For several years, I’ve found integration testing in Elixir to be very hard to do right and very painful. Now I don’t care much for integration testing but people always seem to want to test this way. They want to start a process and do some things to it, and then check for the side effects it causes somewhere else, probably several processes away.
For example, there is a process that handles user chat messages. The process also triggers telemetry based on the messages, and telemetry is captured by another process and queued up to be saved in an analytics database. So the test scenario is: start a chat process, send some messages, and ensure the database contains the correct statistics. I don’t think it is an especially good idea to test this way, but it doesn’t seem entirely unreasonable either.

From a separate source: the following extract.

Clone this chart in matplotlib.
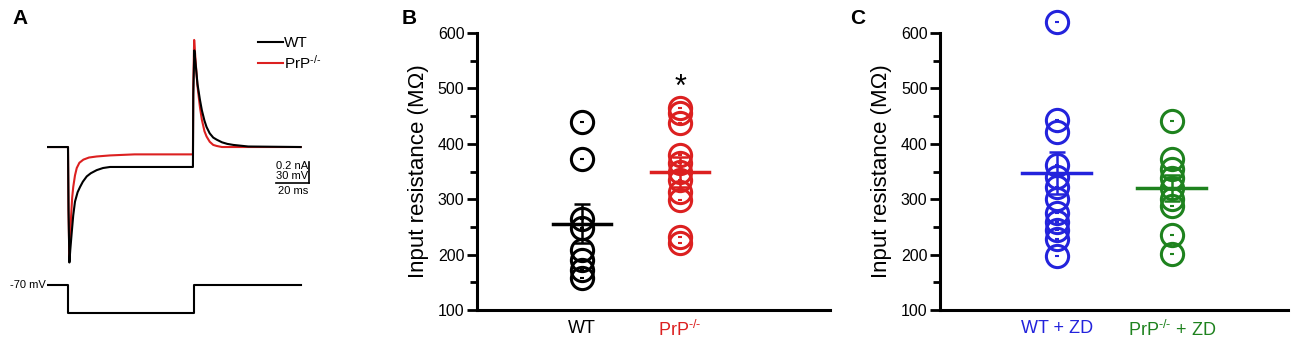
import numpy as np
import matplotlib
matplotlib.use('Agg')
import matplotlib.pyplot as plt

plt.rcParams['font.family'] = ['Liberation Sans', 'DejaVu Sans']
plt.rcParams['mathtext.default'] = 'regular'

RED = '#dc2020'
BLUE = '#2323dc'
GREEN = '#1e821e'

# ---- panel A: voltage-clamp traces ----
t_wt = [0, 12, 12.3, 12.8, 13.3, 14.1, 15, 16, 17.5, 18.9, 20.5, 22.7, 25, 28.4, 32, 36, 50, 83.4,
        83.6, 84.2, 85, 86, 87.4, 88.5, 90, 91.2, 93, 95, 97, 100, 103, 106.5, 115, 145]
i_wt = [0, 0, -0.6, -1.10, -0.98, -0.82, -0.65, -0.52, -0.43, -0.38, -0.33, -0.28, -0.25, -0.22, -0.20, -0.19, -0.19, -0.19,
        0.5, 0.92, 0.78, 0.60, 0.45, 0.35, 0.25, 0.19, 0.13, 0.09, 0.07, 0.045, 0.03, 0.02, 0.005, 0.0]
t_ko = [0, 12, 12.3, 12.8, 13.3, 13.8, 14.4, 15, 16, 17, 18.5, 20.8, 24, 28.4, 36, 50, 83.4,
        83.6, 84.1, 85, 86, 87.4, 88.5, 90, 91.2, 93, 95, 97, 100, 145]
i_ko = [0, 0, -0.6, -1.08, -0.85, -0.65, -0.48, -0.38, -0.27, -0.20, -0.15, -0.12, -0.10, -0.09, -0.08, -0.07, -0.07,
        0.6, 1.02, 0.80, 0.58, 0.38, 0.26, 0.15, 0.10, 0.05, 0.02, 0.01, 0.0, 0.0]
t_cmd = [0, 12, 12, 84, 84, 145]
v_cmd = [-70, -70, -110, -110, -70, -70]

# ---- panels B and C: input resistance (MOhm) ----
wt = [440, 372, 265, 248, 208, 190, 172, 158]
ko = [465, 455, 437, 380, 365, 350, 335, 313, 299, 232, 221]
wt_zd = [620, 443, 422, 362, 340, 322, 300, 275, 258, 244, 228, 197]
ko_zd = [442, 372, 355, 338, 320, 300, 288, 235, 201]
means_b = [256, 349]
sems_b = [35, 27]
means_c = [348, 320]
sems_c = [38, 24]
KO = 'PrP$^{\u2010/\u2010}$'
labels_b = ['WT', KO]
labels_c = ['WT + ZD', KO + ' + ZD']

W, H = 1300, 360
fig = plt.figure(figsize=(13, 3.6), dpi=100)


def px_axes(x0, y0, x1, y1):
    return fig.add_axes([x0 / W, 1 - y1 / H, (x1 - x0) / W, (y1 - y0) / H])


# current traces
axA = px_axes(47, 20, 310, 275)
axA.plot(t_ko, i_ko, color=RED, lw=1.5, label=KO)
axA.plot(t_wt, i_wt, color='black', lw=1.5, label='WT')
axA.set_xlim(0, 150.3)
axA.set_ylim(-1.219, 1.21)
axA.axis('off')
h, l = axA.get_legend_handles_labels()
axA.legend(h[::-1], l[::-1], loc='upper left', bbox_to_anchor=(0.78, 0.96),
           frameon=False, fontsize=11, handlelength=1.6, handletextpad=0.1,
           labelspacing=0.2, borderaxespad=0)
# scale bar: 20 ms, 0.2 nA / 30 mV
axA.plot([131, 150], [-0.34, -0.34], color='black', lw=1.2, clip_on=False)
axA.plot([150, 150], [-0.34, -0.14], color='black', lw=1.2, clip_on=False)
axA.text(149, -0.13, '0.2 nA', ha='right', va='top', fontsize=8)
axA.text(149, -0.23, '30 mV', ha='right', va='top', fontsize=8)
axA.text(140.5, -0.37, '20 ms', ha='center', va='top', fontsize=8)

# command voltage
axV = px_axes(47, 275, 310, 325)
axV.plot(t_cmd, v_cmd, color='black', lw=1.5)
axV.set_xlim(0, 150.3)
axV.set_ylim(-127.1, -55.7)
axV.axis('off')
axV.text(-0.5, -70, '-70 mV', ha='right', va='center', fontsize=8)


def scatter_panel(ax, groups, means, sems, colors, labels, xlim):
    for k, (vals, c) in enumerate(zip(groups, colors)):
        x = np.full(len(vals), k + 1)
        ax.plot(x, vals, 'o', ms=16, mfc='none', mec=c, mew=2.2, clip_on=False)
        ax.plot(x, vals, '_', ms=3, mew=1.5, color=c, clip_on=False)
        ax.plot([k + 1 - 0.3, k + 1 + 0.3], [means[k]] * 2, color=c, lw=2.5)
        ax.errorbar(k + 1, means[k], yerr=sems[k], color=c, lw=1.8,
                    capsize=6, capthick=1.8, fmt='none')
    ax.set_xlim(*xlim)
    ax.set_ylim(100, 600)
    ax.set_yticks([100, 200, 300, 400, 500, 600])
    ax.set_yticks(np.arange(150, 600, 100), minor=True)
    ax.set_xticks([1, 2])
    ax.set_xticklabels(labels, fontsize=13)
    for tl, c in zip(ax.get_xticklabels(), colors):
        tl.set_color(c)
    ax.tick_params(axis='x', length=0, pad=7)
    ax.tick_params(axis='y', which='major', length=7, width=2, labelsize=11.5, pad=2)
    ax.tick_params(axis='y', which='minor', length=5, width=2)
    for s in ['top', 'right']:
        ax.spines[s].set_visible(False)
    for s in ['left', 'bottom']:
        ax.spines[s].set_linewidth(2.2)
    ax.set_ylabel('Input resistance (M\u03a9)', fontsize=16, labelpad=6)


axB = px_axes(477, 33, 830, 310)
scatter_panel(axB, [wt, ko], means_b, sems_b, ['black', RED], labels_b, (-0.071, 3.53))
axB.text(2, 500, '*', ha='center', va='center', fontsize=22)

axC = px_axes(940, 33, 1288, 310)
scatter_panel(axC, [wt_zd, ko_zd], means_c, sems_c, [BLUE, GREEN], labels_c, (-0.017, 3.01))

fig.text(12 / W, 1 - 18 / H, 'A', fontsize=15, fontweight='bold', va='center')
fig.text(402 / W, 1 - 18 / H, 'B', fontsize=15, fontweight='bold', va='center')
fig.text(850 / W, 1 - 18 / H, 'C', fontsize=15, fontweight='bold', va='center')

fig.savefig('out.png', dpi=100)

But how do we do it? Mocking the repo or something near the database insert? Most of the mocking libraries are kind of iffy and can cause problems or don’t work async etc. Then there is Mox, but it only works with behaviors. So I’ve seen people add a @callback
to a module, just so it can be mocked, there isn’t even a behaviour. I don’t like that because now we’re creating half of a behaviour just for tests. Additionally you need to put stuff in the Application env, causing clutter. That is two aspects of mocking with Mox that require adding test-only code in the regular (non-test) codebase. So I don’t want to do this because in most cases, other than Mox requiring it, there is no reason for adding a behaviour.
Then there’s the other obvious option which is add a lot of sleeps which is bad for obvious reasons.
Now we reach slightly more esoteric techniques like using :erlang.trace
as described in e.g. this post. This is actually quite decent if you can use it. You find a process that is supposed to be called and ensure that it is in fact called, using assert_receive
. If your process gets a lot of messages it can take a lot of time to get the right pattern for the assert because you have to fish it out of a very long message inbox printed in the terminal. I guess it’s actually only half-decent. And now the process is supposed to do a database insert. And database processes can’t be traced as easily because there is a pool of them. Back to square one.
Of course people are going to reply with stuff like “well in Javascript and Ruby you can just overwrite anything and that is bad because of reasons” and “in Java you have to have an IoC container and that is bad”. And the obvious “you are doing it wrong” / “just don’t test this way”. All I can say is, I respect and appreciate all the work various people have done to make testing in Elixir possible, and I like ExUnit, but in over 5 different programming languages I’ve used, these kinds of tests are the most painful in Elixir.
I guess it boils down to testing things that happen across processes is inherently hard. That’s why I try to avoid it, only test a single process / module as much as possible. But how do you convince other people to avoid these kinds of tests? In some cases they are not that hard to write, but you pay the price later anyway when you rewrite them and they are no longer easy.